Recalling that 2023 saw a record number of days with extreme heat, Sweco warns that heat-related mortality in Europe has increased about 30% in the past 20 years. In addition to significant risks to public health, heatwaves also have a negative effect on infrastructure and economic productivity in urban areas, according to the document.

The report, which studied 24 European cities, shows heat-related concerns are often overlooked in climate plans, and that cities in Northern Europe specifically are still designed to protect populations from the cold, not heat.

Sweco’s analysis revealed temperatures are expected to rise for each city from 2020–2100. The estimated increase in heatwave days for Copenhagen is 160%, compared to 150% for Stockholm, 140% for Oslo and 130% for Rotterdam and Brussels. The occurrence is seen doubling in Helsinki.

European cities need to focus more on protecting vulnerable groups

While the firm’s report shows some European cities are taking steps in the right direction, it notes that major gaps still have to be addressed. “European cities’ climate plans need to focus more on protecting vulnerable groups, by improving the cooling of facilities such as preschools, assisted living facilities and care homes,” it says.

Sweco’s key recommendations include increasing vulnerability mapping across cities and designing solutions at the building and neighborhood level to adapt urban spaces. This can be done by applying more nature-based solutions and green-blue infrastructure and updating regulations for new and existing buildings.
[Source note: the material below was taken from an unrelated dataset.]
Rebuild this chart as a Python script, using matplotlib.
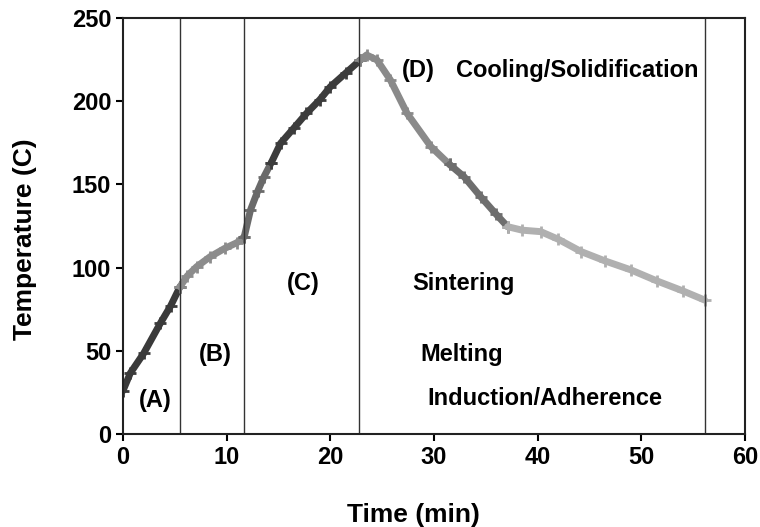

Cities need to work together to handle heatwaves effectively

The report further recommends that cities work together to address heatwaves effectively by investing in knowledge, data-driven heat management, and joint planning for handling heatwave crises. Authorities and policymakers must establish more efficient strategies to protect vulnerable populations, safeguard overall public health, and increase climate equality between groups, the consultancy pointed out.

Sweco also recalls that funding is available, given that EUR 680 billion of the European Union’s budget is allocated for climate-relevant measures during the 2021–2027 period.